Jackie Brennan has been a carer for 17 years and said: “Mark has been very much more supportive than the unions.

“I’m so grateful to him that I can’t find the right words.

“If we had this money sooner it would have made a huge difference. People were doing overtime for a long, long time - that’s time we could have spent with our families.”

The women involved in the equal pay claim are those in jobs looking after the residents of the city: carers, caterers and cleaners.

It was found that men in manual jobs were being paid more than female staff in jobs requiring the same or greater skill levels and were entitled to bonuses the women were not.

The claim goes back to 1999 when the 1999 Single Status (Equal Pay) Agreement was struck between Scotland’s council employers and the unions.

Not all councils rectified pay discrepancies with Glasgow City Council dragging its heels the longest.

In 2005 the council offered lump sum payments to women - but still did not change their pay.

Mr Irvine views the situation at that time as women being “bought off” so they would not pursue their quest for equal pay further.

He said: “If the unions had been doing their jobs properly at that time we would not have taken more than a decade to get to this point.”
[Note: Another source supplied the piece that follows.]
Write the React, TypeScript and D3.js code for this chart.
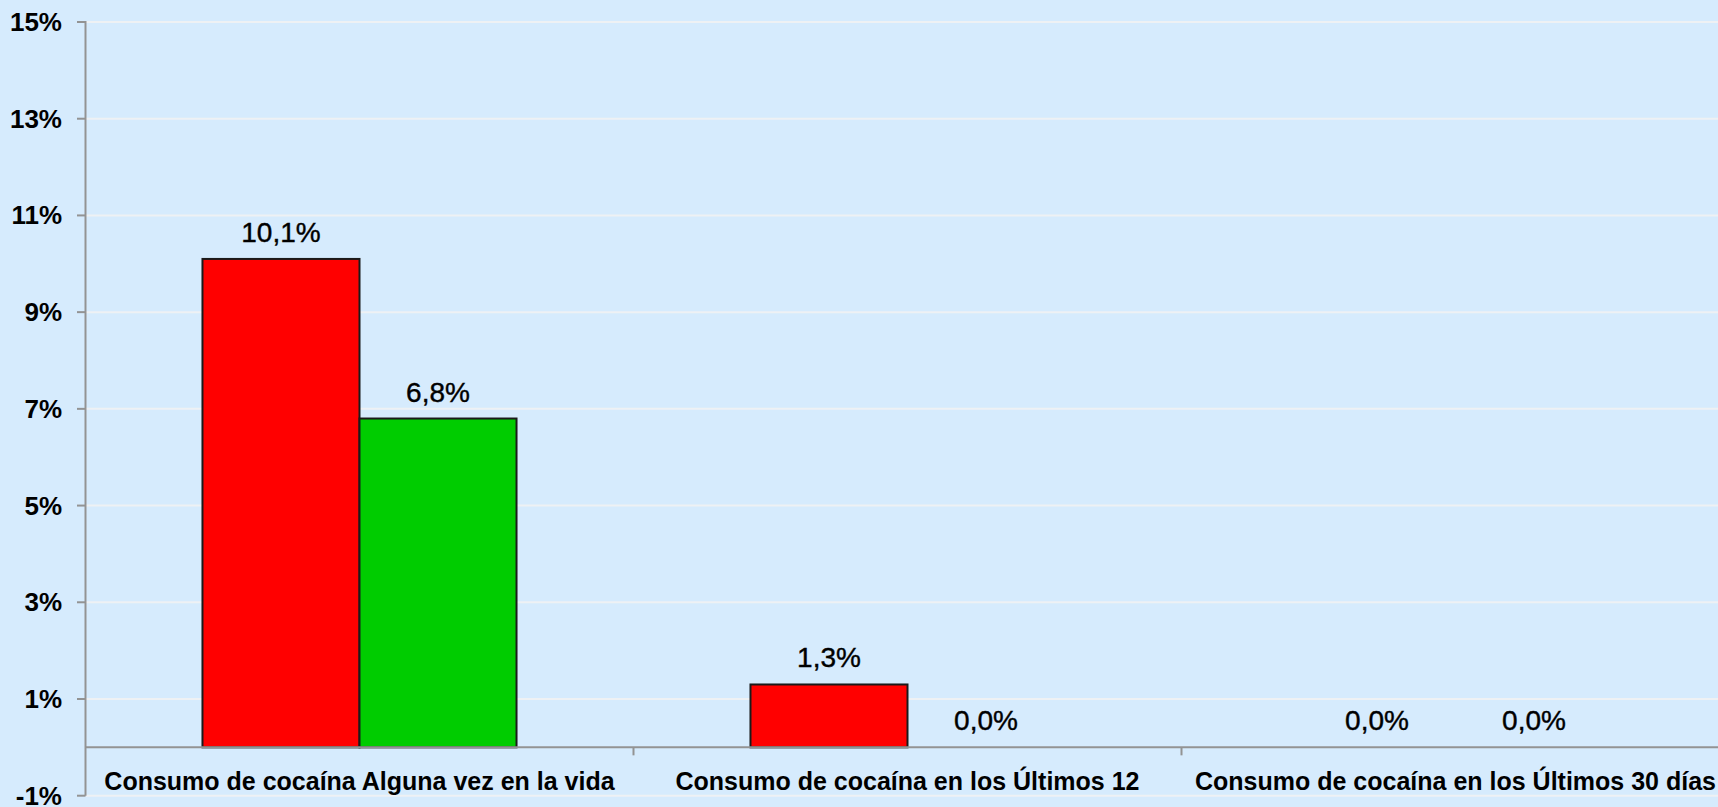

Donna Cassidy, who has worked as a carer for 15 years, had been in the job for 18 months when she first heard about the equal pay claim.

She was one of the women who signed a lump sum deal in 2005 - but then found out she could be entitled to equal pay and joined with Action 4 Equality Scotland, run by Mark.

Mrs Cassidy said: “My son was only a year old at the time and I was busy with him. You would finish your shift and then go home for your day to begin again. I was too tired and busy to understand all the details.

“This time I feel I know everything because of Mark and how he has kept us informed. I cannot thank him enough.”

New council leader Susan Aitken said her administration accepts the need to address the fact female staff are excluded from some salary schemes.

Mr Irvine said: “People will get the recognition they deserve. The best laid plans of people in the council to avoid paying out this money have all come unstuck.

“My mum worked in these kind of jobs all her life then she was supported by home carers before she died.”

Frances Stojilkovic, who was a carer and is now a coordinator has 14 years service. She said: “The news last week was amazing.

“It’s also very sad as there are colleagues I have worked with all these years who have passed away.

“Mark is amazing and if it wasn’t for him fighting we wouldn’t have won the victory.

“Mark deserves the credit for this win - if it wasn’t for him fighting we would have nothing.”

In response to the praise for the women he has helped, Mr Irvine said: “I will leave people to make up their own minds.

“I am just doing what I have done all my life: stand up and not let the little guys have the wool pulled over their eyes by the big guys.

“There are stories that would make you weep. One woman has terminal cancer now, many have died.

“They could have spend this money on their families.

“It is damnable that people could have been treated this way.”